* START Available data *

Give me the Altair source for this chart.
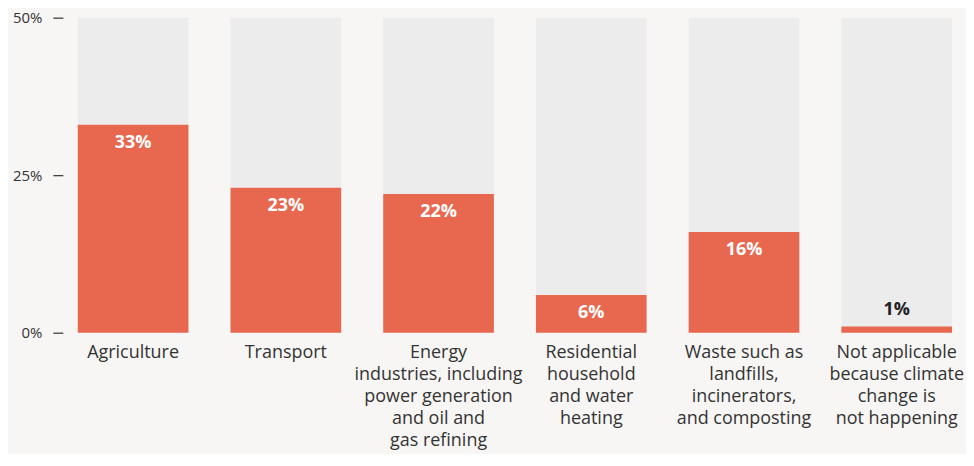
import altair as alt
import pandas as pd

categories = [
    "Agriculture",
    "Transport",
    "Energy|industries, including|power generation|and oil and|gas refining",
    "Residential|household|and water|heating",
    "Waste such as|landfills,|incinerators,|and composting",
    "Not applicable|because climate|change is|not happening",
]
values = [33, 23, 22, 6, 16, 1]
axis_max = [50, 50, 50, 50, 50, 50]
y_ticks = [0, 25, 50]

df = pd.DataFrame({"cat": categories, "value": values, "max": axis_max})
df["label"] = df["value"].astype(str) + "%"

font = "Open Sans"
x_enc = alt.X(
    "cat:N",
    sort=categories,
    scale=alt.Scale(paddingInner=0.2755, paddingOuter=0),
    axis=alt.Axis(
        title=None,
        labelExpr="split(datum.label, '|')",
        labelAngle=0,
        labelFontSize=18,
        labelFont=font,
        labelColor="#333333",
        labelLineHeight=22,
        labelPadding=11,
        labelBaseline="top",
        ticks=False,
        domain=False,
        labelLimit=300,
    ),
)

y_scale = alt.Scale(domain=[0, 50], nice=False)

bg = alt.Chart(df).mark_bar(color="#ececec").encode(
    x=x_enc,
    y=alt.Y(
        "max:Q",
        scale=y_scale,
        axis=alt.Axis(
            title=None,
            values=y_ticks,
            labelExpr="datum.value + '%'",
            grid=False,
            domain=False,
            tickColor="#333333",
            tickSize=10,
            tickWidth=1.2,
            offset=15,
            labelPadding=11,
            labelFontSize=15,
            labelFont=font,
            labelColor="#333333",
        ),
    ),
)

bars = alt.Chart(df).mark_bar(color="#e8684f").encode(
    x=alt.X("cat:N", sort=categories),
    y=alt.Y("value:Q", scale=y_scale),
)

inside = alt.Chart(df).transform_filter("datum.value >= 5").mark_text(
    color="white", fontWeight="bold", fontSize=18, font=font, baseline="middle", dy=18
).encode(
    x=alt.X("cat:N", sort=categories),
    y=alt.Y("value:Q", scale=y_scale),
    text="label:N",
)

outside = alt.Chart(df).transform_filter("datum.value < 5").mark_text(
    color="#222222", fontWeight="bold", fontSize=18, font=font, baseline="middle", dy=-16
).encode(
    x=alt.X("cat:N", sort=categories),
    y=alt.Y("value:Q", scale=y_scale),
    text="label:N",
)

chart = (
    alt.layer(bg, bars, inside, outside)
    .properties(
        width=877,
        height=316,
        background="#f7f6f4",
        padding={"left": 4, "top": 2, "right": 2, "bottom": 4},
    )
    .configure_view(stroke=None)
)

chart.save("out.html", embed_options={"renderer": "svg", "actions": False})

* END Available data *

Quote the data exactly, leaving every image out of the copy.

Give me the Altair source for this chart.
import altair as alt
import pandas as pd

categories = [
    "Agriculture",
    "Transport",
    "Energy|industries, including|power generation|and oil and|gas refining",
    "Residential|household|and water|heating",
    "Waste such as|landfills,|incinerators,|and composting",
    "Not applicable|because climate|change is|not happening",
]
values = [33, 23, 22, 6, 16, 1]
axis_max = [50, 50, 50, 50, 50, 50]
y_ticks = [0, 25, 50]

df = pd.DataFrame({"cat": categories, "value": values, "max": axis_max})
df["label"] = df["value"].astype(str) + "%"

font = "Open Sans"
x_enc = alt.X(
    "cat:N",
    sort=categories,
    scale=alt.Scale(paddingInner=0.2755, paddingOuter=0),
    axis=alt.Axis(
        title=None,
        labelExpr="split(datum.label, '|')",
        labelAngle=0,
        labelFontSize=18,
        labelFont=font,
        labelColor="#333333",
        labelLineHeight=22,
        labelPadding=11,
        labelBaseline="top",
        ticks=False,
        domain=False,
        labelLimit=300,
    ),
)

y_scale = alt.Scale(domain=[0, 50], nice=False)

bg = alt.Chart(df).mark_bar(color="#ececec").encode(
    x=x_enc,
    y=alt.Y(
        "max:Q",
        scale=y_scale,
        axis=alt.Axis(
            title=None,
            values=y_ticks,
            labelExpr="datum.value + '%'",
            grid=False,
            domain=False,
            tickColor="#333333",
            tickSize=10,
            tickWidth=1.2,
            offset=15,
            labelPadding=11,
            labelFontSize=15,
            labelFont=font,
            labelColor="#333333",
        ),
    ),
)

bars = alt.Chart(df).mark_bar(color="#e8684f").encode(
    x=alt.X("cat:N", sort=categories),
    y=alt.Y("value:Q", scale=y_scale),
)

inside = alt.Chart(df).transform_filter("datum.value >= 5").mark_text(
    color="white", fontWeight="bold", fontSize=18, font=font, baseline="middle", dy=18
).encode(
    x=alt.X("cat:N", sort=categories),
    y=alt.Y("value:Q", scale=y_scale),
    text="label:N",
)

outside = alt.Chart(df).transform_filter("datum.value < 5").mark_text(
    color="#222222", fontWeight="bold", fontSize=18, font=font, baseline="middle", dy=-16
).encode(
    x=alt.X("cat:N", sort=categories),
    y=alt.Y("value:Q", scale=y_scale),
    text="label:N",
)

chart = (
    alt.layer(bg, bars, inside, outside)
    .properties(
        width=877,
        height=316,
        background="#f7f6f4",
        padding={"left": 4, "top": 2, "right": 2, "bottom": 4},
    )
    .configure_view(stroke=None)
)

chart.save("out.html", embed_options={"renderer": "svg", "actions": False})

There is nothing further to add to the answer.